Your deployment is ready, but half the team is asleep. PagerDuty is quiet, the change request is waiting, and someone forgot who owns the service. Welcome to the moment OpsLevel Slack integration saves your night.
OpsLevel maps software ownership across your org. Slack keeps your people in sync. Together, they turn a noisy DevOps pipeline into a situation room where everything happens fast and visibly. You see who owns what, trigger checks, and approve deploys without leaving chat. It is automation meeting accountability in real time.
When OpsLevel connects to Slack, it links service data with live human context. Each Slack command or message action fetches metadata directly from OpsLevel: assigned teams, production readiness scores, on‑call rotations, and runbook links. Instead of asking “who owns this?” you just type /opslevel service my-api and the answer appears instantly.

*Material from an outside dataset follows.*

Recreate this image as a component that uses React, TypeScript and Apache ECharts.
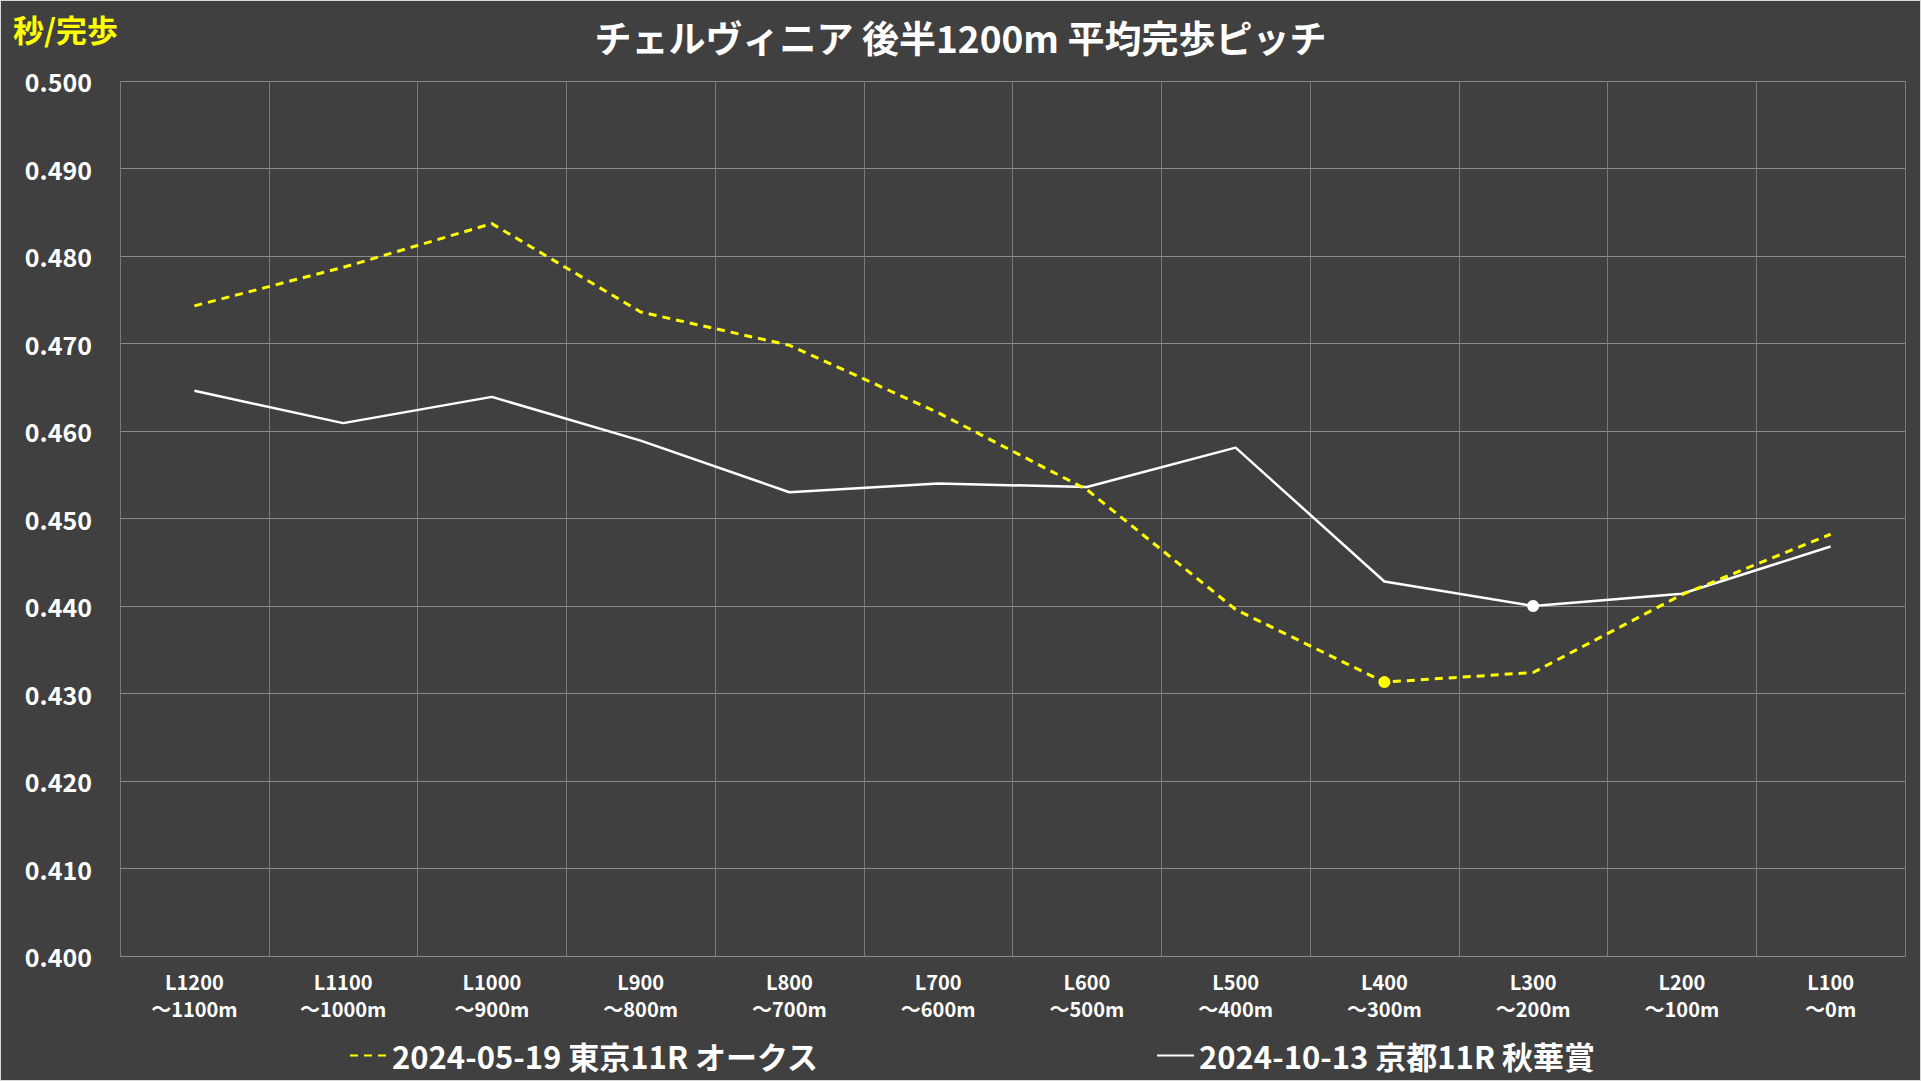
import React, { useEffect, useRef } from "react";
import * as echarts from "echarts";

const categories = [
  "L1200\n～1100m", "L1100\n～1000m", "L1000\n～900m", "L900\n～800m",
  "L800\n～700m", "L700\n～600m", "L600\n～500m", "L500\n～400m",
  "L400\n～300m", "L300\n～200m", "L200\n～100m", "L100\n～0m",
];
const oaksName = "2024-05-19 東京11R オークス";
const shukaName = "2024-10-13 京都11R 秋華賞";
const oaksValues = [0.4743, 0.4787, 0.4837, 0.4736, 0.4698, 0.4621, 0.4533, 0.4396, 0.4313, 0.4324, 0.4413, 0.4482];
const shukaValues = [0.4646, 0.4609, 0.4639, 0.4589, 0.4530, 0.4540, 0.4536, 0.4581, 0.4428, 0.4400, 0.4414, 0.4468];
const yMin = 0.4;
const yMax = 0.5;
const yStep = 0.01;

const FONT = "'Noto Sans CJK JP', 'Noto Sans', sans-serif";

export default function App() {
  const ref = useRef<HTMLDivElement>(null);
  useEffect(() => {
    if (!ref.current) return;
    const chart = echarts.init(ref.current, null, { renderer: "svg" });
    const minMark = (color: string) => ({
      symbol: "circle",
      symbolSize: 12,
      itemStyle: { color },
      label: { show: false },
      data: [{ type: "min" }],
    });
    const legendText = { color: "#ffffff", fontSize: 31, fontWeight: "bold", fontFamily: FONT };
    const legendBase = {
      bottom: 4,
      itemWidth: 37,
      itemHeight: 14,
      itemGap: 4,
      itemStyle: { opacity: 0 },
      textStyle: legendText,
    };
    chart.setOption({
      animation: false,
      backgroundColor: "#404040",
      title: {
        text: "チェルヴィニア 後半1200m 平均完歩ピッチ",
        left: "center",
        top: 12,
        textStyle: { color: "#ffffff", fontSize: 37, fontWeight: "bold", fontFamily: FONT },
      },
      graphic: [
        {
          type: "text",
          left: 12,
          top: 12,
          style: { text: "秒/完歩", fill: "#ffff00", fontSize: 31, fontWeight: "bold", fontFamily: FONT },
        },
      ],
      legend: [
        { ...legendBase, data: [oaksName], left: 343 },
        { ...legendBase, data: [shukaName], left: 1150 },
      ],
      grid: { left: 119, right: 15, top: 80, bottom: 124 },
      xAxis: {
        type: "category",
        data: categories,
        boundaryGap: true,
        axisLine: { show: true, lineStyle: { color: "#8a8a8a", width: 1 } },
        axisTick: { show: false },
        splitLine: { show: true, lineStyle: { color: "#7a7a7a", width: 1 } },
        axisLabel: {
          color: "#ffffff",
          fontSize: 20,
          fontWeight: "bold",
          fontFamily: FONT,
          lineHeight: 27,
          margin: 12,
          interval: 0,
        },
      },
      yAxis: {
        type: "value",
        min: yMin,
        max: yMax,
        interval: yStep,
        axisLine: { show: false },
        axisTick: { show: false },
        splitLine: { show: true, lineStyle: { color: "#8a8a8a", width: 1 } },
        axisLabel: {
          color: "#ffffff",
          fontSize: 25,
          fontWeight: "bold",
          fontFamily: FONT,
          margin: 28,
          verticalAlign: "middle",
          formatter: (v: number) => v.toFixed(3),
        },
      },
      series: [
        {
          name: oaksName,
          type: "line",
          data: oaksValues,
          symbol: "none",
          color: "#ffff00",
          lineStyle: { color: "#ffff00", width: 3, type: [8, 6] },
          itemStyle: { color: "#ffff00" },
          markPoint: minMark("#ffff00"),
          z: 3,
        },
        {
          name: shukaName,
          type: "line",
          data: shukaValues,
          symbol: "none",
          color: "#ffffff",
          lineStyle: { color: "#ffffff", width: 2.5, type: "solid" },
          itemStyle: { color: "#ffffff" },
          markPoint: minMark("#ffffff"),
          z: 2,
        },
      ],
    });
    return () => chart.dispose();
  }, []);
  return (
    <div
      style={{
        position: "fixed",
        left: 0,
        top: 0,
        width: 1921,
        height: 1081,
        boxSizing: "border-box",
        border: "1px solid #d9d9d9",
        background: "#404040",
      }}
    >
      <div ref={ref} style={{ width: "100%", height: "100%" }} />
    </div>
  );
}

Under the hood, the integration handles a few key tasks. It authenticates through OAuth using your identity provider, often Okta or another SSO trusted by your org. It respects RBAC boundaries defined in OpsLevel, so service owners can act without overreaching permissions. Events flow one way to update status or trigger checks, and responses come back as compact Slack messages or ephemeral actions. Think of it like a secure command-line for your catalog, running inside chat.
Common setup gotchas: map the correct Slack workspace before inviting the bot to channels. Rotate tokens regularly or bind them to a managed secret. If OpsLevel events feel delayed, verify your webhook responses stay under Slack’s three‑second limit. Also ensure service annotations in OpsLevel match the naming convention your team uses in CI. Small hygiene saves large pain.